Print only the lines from the top of the data through the line with "ax.tick_params(axis='x', length=0, pad=19)", both included, skipping every picture.

══ SOURCE DATA ══

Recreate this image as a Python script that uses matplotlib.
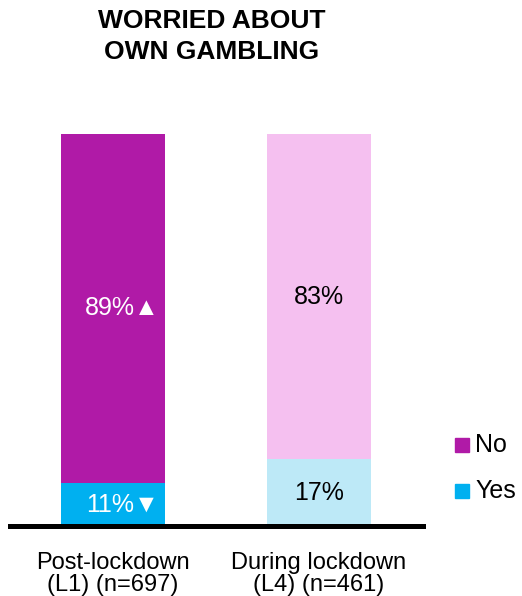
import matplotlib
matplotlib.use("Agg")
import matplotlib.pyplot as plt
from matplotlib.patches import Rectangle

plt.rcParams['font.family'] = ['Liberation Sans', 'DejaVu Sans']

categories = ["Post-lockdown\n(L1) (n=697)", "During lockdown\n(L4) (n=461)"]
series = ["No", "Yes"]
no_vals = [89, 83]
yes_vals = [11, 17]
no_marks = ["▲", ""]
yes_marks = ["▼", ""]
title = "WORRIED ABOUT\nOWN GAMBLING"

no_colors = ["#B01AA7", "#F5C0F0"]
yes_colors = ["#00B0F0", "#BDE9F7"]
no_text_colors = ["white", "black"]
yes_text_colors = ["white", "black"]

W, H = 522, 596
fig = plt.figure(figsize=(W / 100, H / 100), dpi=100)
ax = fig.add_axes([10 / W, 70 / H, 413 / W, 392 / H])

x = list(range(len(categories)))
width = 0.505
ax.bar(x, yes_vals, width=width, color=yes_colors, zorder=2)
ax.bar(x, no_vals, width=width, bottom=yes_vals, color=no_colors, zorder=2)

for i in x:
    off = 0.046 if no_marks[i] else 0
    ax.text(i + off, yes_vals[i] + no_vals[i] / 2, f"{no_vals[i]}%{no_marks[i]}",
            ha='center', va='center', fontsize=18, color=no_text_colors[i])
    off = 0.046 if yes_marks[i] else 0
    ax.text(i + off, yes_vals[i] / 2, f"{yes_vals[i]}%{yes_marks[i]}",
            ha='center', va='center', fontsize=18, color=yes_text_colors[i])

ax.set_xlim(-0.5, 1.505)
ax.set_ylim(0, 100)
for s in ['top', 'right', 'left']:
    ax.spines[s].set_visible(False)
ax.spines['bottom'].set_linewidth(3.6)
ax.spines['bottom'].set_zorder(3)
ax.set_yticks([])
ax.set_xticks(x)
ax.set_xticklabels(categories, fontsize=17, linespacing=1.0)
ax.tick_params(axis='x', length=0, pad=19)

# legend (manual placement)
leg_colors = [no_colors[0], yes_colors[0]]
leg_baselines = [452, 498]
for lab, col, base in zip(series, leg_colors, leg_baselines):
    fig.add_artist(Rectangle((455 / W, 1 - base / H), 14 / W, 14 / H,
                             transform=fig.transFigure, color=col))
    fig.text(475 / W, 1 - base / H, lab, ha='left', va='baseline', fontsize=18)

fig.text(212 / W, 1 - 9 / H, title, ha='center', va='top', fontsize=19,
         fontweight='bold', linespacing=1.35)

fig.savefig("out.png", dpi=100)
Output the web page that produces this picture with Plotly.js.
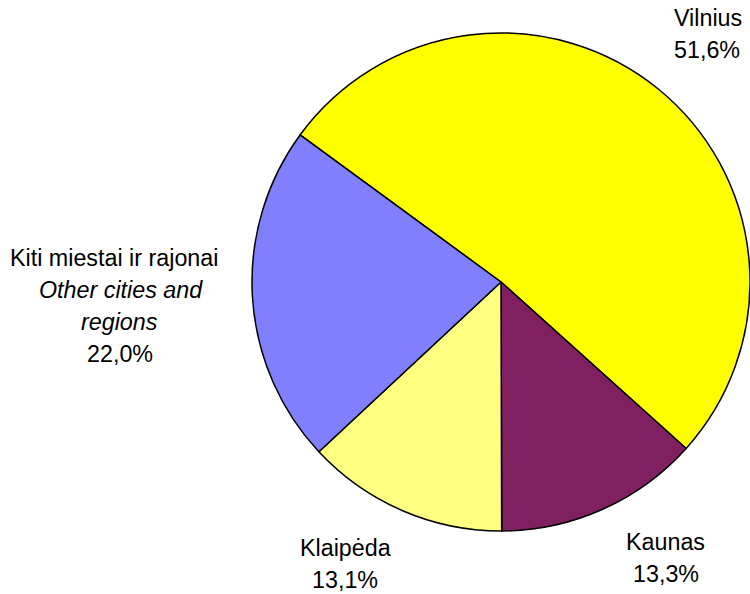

═══

**SOLUTION FOR THIS EXERCISE**.
Recreate this image as a Python script that uses matplotlib.
import matplotlib
matplotlib.use("Agg")
import matplotlib.pyplot as plt
from matplotlib.patches import Rectangle

plt.rcParams['font.family'] = ['Liberation Sans', 'DejaVu Sans']

categories = ["Post-lockdown\n(L1) (n=697)", "During lockdown\n(L4) (n=461)"]
series = ["No", "Yes"]
no_vals = [89, 83]
yes_vals = [11, 17]
no_marks = ["▲", ""]
yes_marks = ["▼", ""]
title = "WORRIED ABOUT\nOWN GAMBLING"

no_colors = ["#B01AA7", "#F5C0F0"]
yes_colors = ["#00B0F0", "#BDE9F7"]
no_text_colors = ["white", "black"]
yes_text_colors = ["white", "black"]

W, H = 522, 596
fig = plt.figure(figsize=(W / 100, H / 100), dpi=100)
ax = fig.add_axes([10 / W, 70 / H, 413 / W, 392 / H])

x = list(range(len(categories)))
width = 0.505
ax.bar(x, yes_vals, width=width, color=yes_colors, zorder=2)
ax.bar(x, no_vals, width=width, bottom=yes_vals, color=no_colors, zorder=2)

for i in x:
    off = 0.046 if no_marks[i] else 0
    ax.text(i + off, yes_vals[i] + no_vals[i] / 2, f"{no_vals[i]}%{no_marks[i]}",
            ha='center', va='center', fontsize=18, color=no_text_colors[i])
    off = 0.046 if yes_marks[i] else 0
    ax.text(i + off, yes_vals[i] / 2, f"{yes_vals[i]}%{yes_marks[i]}",
            ha='center', va='center', fontsize=18, color=yes_text_colors[i])

ax.set_xlim(-0.5, 1.505)
ax.set_ylim(0, 100)
for s in ['top', 'right', 'left']:
    ax.spines[s].set_visible(False)
ax.spines['bottom'].set_linewidth(3.6)
ax.spines['bottom'].set_zorder(3)
ax.set_yticks([])
ax.set_xticks(x)
ax.set_xticklabels(categories, fontsize=17, linespacing=1.0)
ax.tick_params(axis='x', length=0, pad=19)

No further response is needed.